To The Daily Sun,
As was reflected in the Gilmanton selectmen's minutes of April 4, 11 ,18 and 25, the selectmen were unanimous in their support of audio-recording their public minutes and the saving of those recordings for seven years. At the time, I imagine, they felt there was nothing to fear in having the meetings recorded. They have obviously discovered otherwise. They have completely reversed their decision and there will no longer be any further recording (see story - May 20). It would seem, then, that they have in fact found that there is something to fear after all. And that would be: themselves! The truth is the Gilmanton selectmen and town administrator have discontinued recordings to
protect themselves, from themselves.
It won't work, and this is why:
If anyone in Gilmanton were to take the time to review the existing recordings and documented minutes of the last few months, they would discover their local governing body consists of two completely inexperienced selectmen and one, though a bit more experienced, more a follower than a leader and thereby oftentimes ineffective, and a town administrator who has developed a consistent history of passing the buck and scapegoating. Combinations which have resulted in more than a few serious mistakes. Worse, the tapes and minutes demonstrate that when confronted with these mistakes, they have shown a very unflattering side of themselves as less of a governing body and
more as a group more driven by their own arrogant self-centeredness, self-interests and agendas than public service. Not exactly what you want to have an audio record of . . . and so they stopped recording.
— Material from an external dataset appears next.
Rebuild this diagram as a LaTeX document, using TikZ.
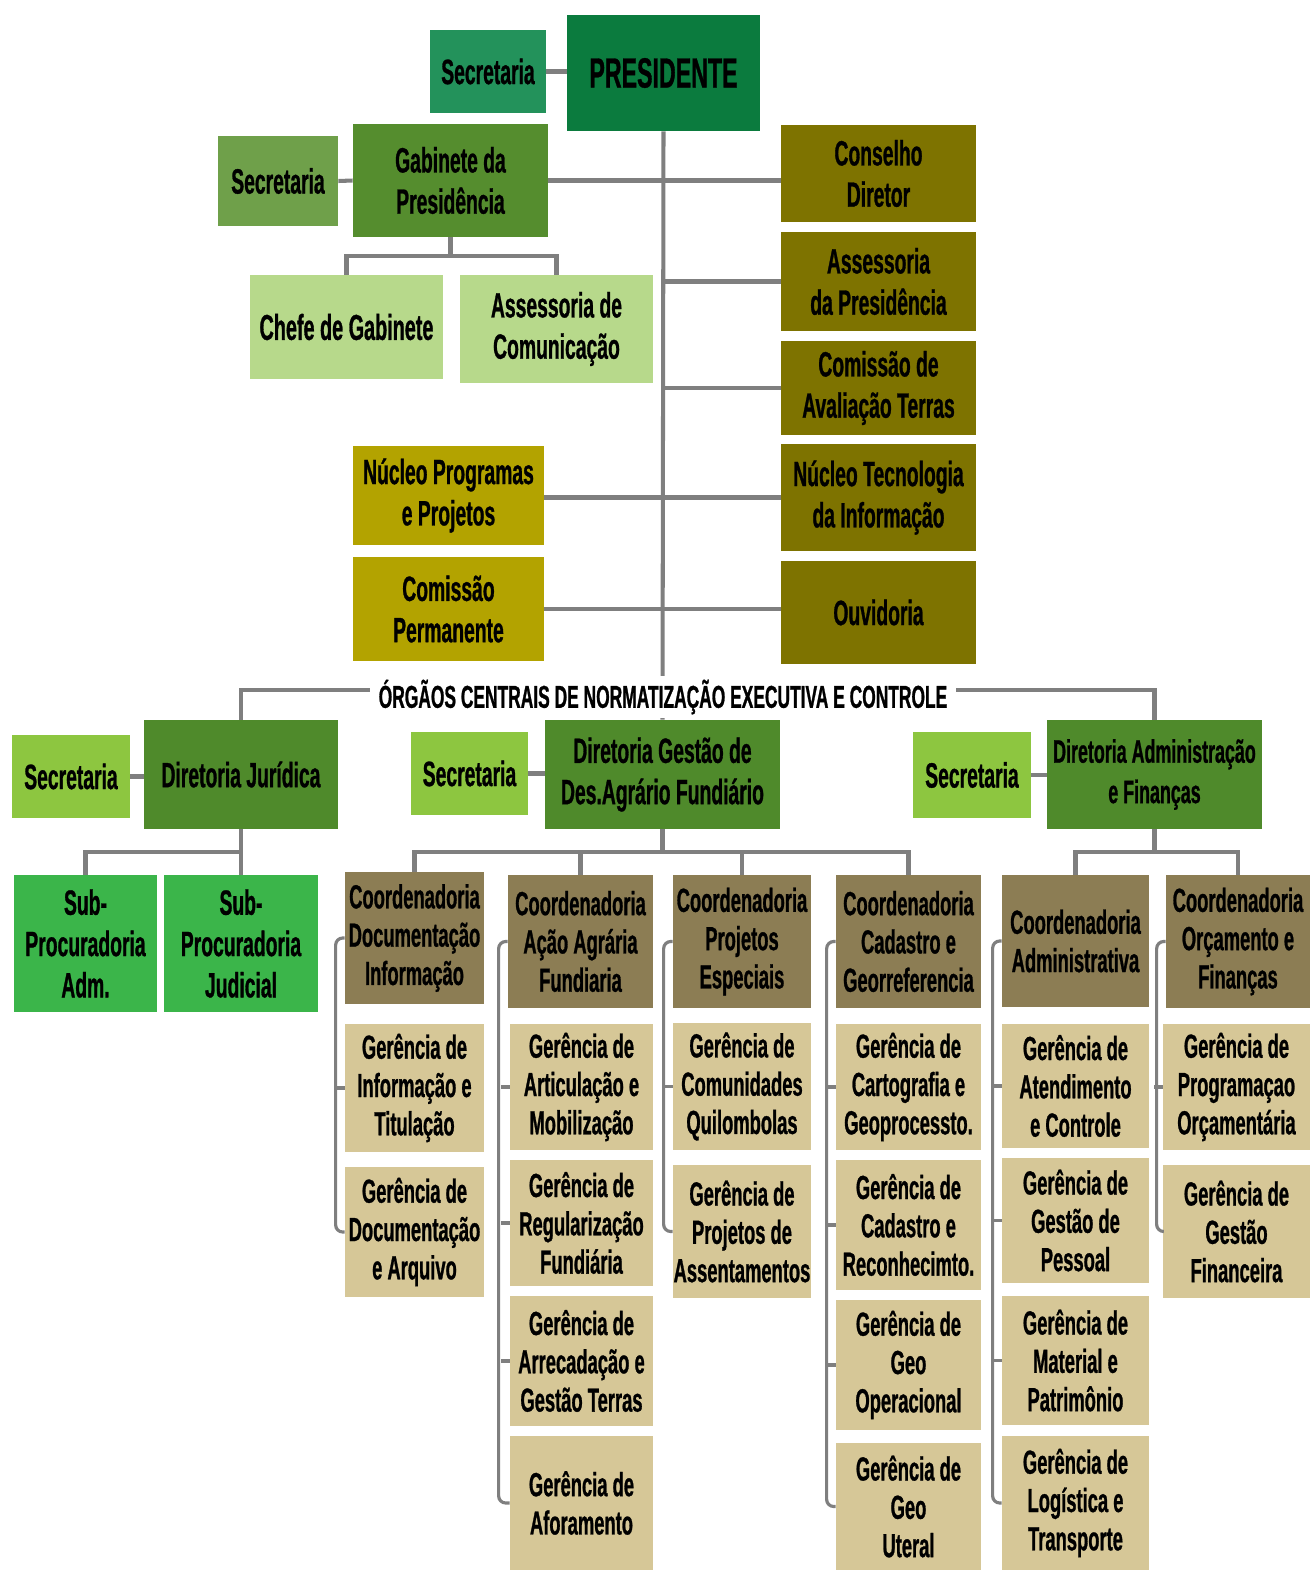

The point is though, it's too late! The decision to quit recording falls somewhere between putting your foot in your mouth (which they've done sowell, so often ) and shooting yourself in the foot. By fully advocating something and then discontinuing it because it revealed things they did not want the community to be aware of, the selectman and town administrator have simply drawn even more attention and scrutiny to themselves. The spotlight is on! Now, everyone at these meetings will be recording their own minutes and matching those recordings to the officially released minutes, and I would think those minutes had better match up to the extent that they satisfy the guidelines under RSA 91-A:2 "Meetings Open To The Public." If the board and administrator think they can sugar-coat and somehow edit out their embarrassing inadequacies from the public minutes, they are mistaken.
It may help if they try to remember that transparency isn't some gift they give to the people, or some talking-point they use to get elected. It is a legal obligation. They need to abide by it, and be held to it.